1. The Royal Court’s 10p standing tickets
The single best-value theatre ticket in all of London is the Royal Court’s outlandishly cheap 10p standing ticket (kudos to them that it’s not quite free). They’re for performances in the bigger downstairs theatre only and may not always be available, but when they are, they go on sale one hour before showtime. Also excellent value are Monday tickets for both Court theatres. They cost £12 each and only go on sale online at 9am on the morning of the performance.
2. The Globe’s £5 standing tickets
The Globe’s famous ‘groundling’ – ie standing in the pit – tickets have remained at £5 a pop ever since the replica Elizabethan theatre opened 20 years ago. Where standing tickets at other theatres shove you to the back, here you’re front, centre and often heavily interacted with. Not only a bargain, but a genuinely classic London experience that you should do at least once.
3. The Donmar’s £7.50 standing tickets
The boutiquey Covent Garden theatre is renowned for its ability to bag big-name talent, and as such virtually everything sells out. But there are standing tickets released every day at 10am – in person and online – that’ll get you plenty of change from a tenner and a decent view.
4. Youth schemes
If you’re under 25, London’s subsidised theatres will basically do everything but physically pay you to attend. If you are blessed with any sort of youth, always, always check the youth schemes before buying a ticket. Some of the best in town include the Donmar’s ‘Young + Free’– which is genuinely free – and the National Theatre’s Entry Pass, a free membership scheme that allows 16 to 25-year-olds to buy £7.50 tickets to all NT productions.
A couple of London’s fringe theatres – notably Dalston’s Arcola and Battersea’s Theatre 503 – offer pay-what-you-can schemes on certain days of the week. The Arcola helpfully states that the average donation is about £5.
6. Day seats
Virtually every major theatre in London will have a limited number of good stalls tickets that will only go on sale in person when the box office opens that morning. Those that don’t – such as ‘Harry Potter and the Cursed Child’ – will operate some sort of alternative online scheme. These are rarely insanely cheap, but almost always represent a significant bargain: expect to pay about £20 for a West End show.
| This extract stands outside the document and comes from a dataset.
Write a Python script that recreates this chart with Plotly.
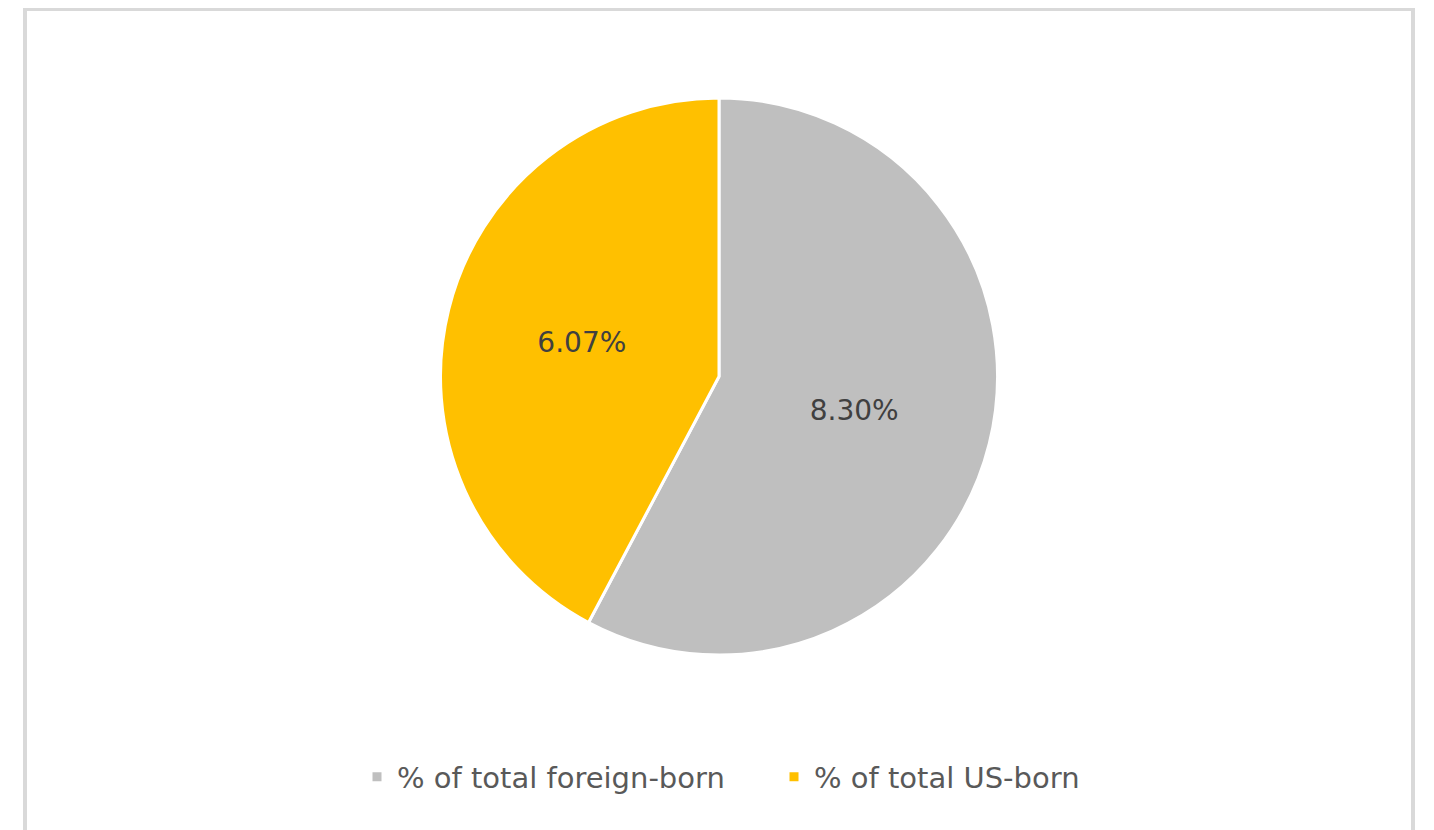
import plotly.graph_objects as go

labels = ["% of total foreign-born", "% of total US-born"]
values = [8.30, 6.07]
text_labels = ["8.30%", "6.07%"]
colors = ["#BFBFBF", "#FFC000"]

W, H = 1434, 830
OFF = 8  # page body margin
cx, cy, r = 719 - OFF, 376.5 - OFF, 278.5

FONT = "DejaVu Sans, Verdana, sans-serif"

fig = go.Figure(go.Pie(
    labels=labels,
    values=values,
    text=text_labels,
    textinfo="text",
    textposition="inside",
    insidetextorientation="horizontal",
    sort=False,
    direction="clockwise",
    rotation=0,
    marker=dict(colors=colors, line=dict(color="white", width=3)),
    textfont=dict(family=FONT, size=28, color="#404040"),
    domain=dict(x=[(cx - r) / W, (cx + r) / W], y=[1 - (cy + r) / H, 1 - (cy - r) / H]),
    hoverinfo="label+value",
))

fig.update_layout(
    width=W, height=H,
    margin=dict(l=0, r=0, t=0, b=0),
    paper_bgcolor="white",
    plot_bgcolor="white",
    showlegend=True,
    legend=dict(
        orientation="h",
        x=(357 - OFF) / W, xanchor="left",
        y=1 - (777 - OFF) / H, yanchor="middle",
        font=dict(family=FONT, size=29, color="#595959"),
        itemwidth=30,
        entrywidth=372,
        entrywidthmode="pixels",
        tracegroupgap=0,
    ),
    shapes=[dict(
        type="rect", xref="paper", yref="paper",
        x0=(25 - OFF) / W, x1=(1413 - OFF) / W, y0=-0.05, y1=1 - 1 / H,
        line=dict(color="#D9D9D9", width=4),
        fillcolor="rgba(0,0,0,0)",
        layer="below",
    )],
)

fig.write_html("out.html")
There is very little free theatre around, for the simple reason that even cheap plays are expensive to rehearse and stage. The summer is the best time for it, though: West End Live (June), Greenwich + Docklands International Festival (June/July), the NT’s River Stages festival (August), and the annual free outdoor show at The Scoop (August, this year's is ‘The Odyssey’) are the main ones.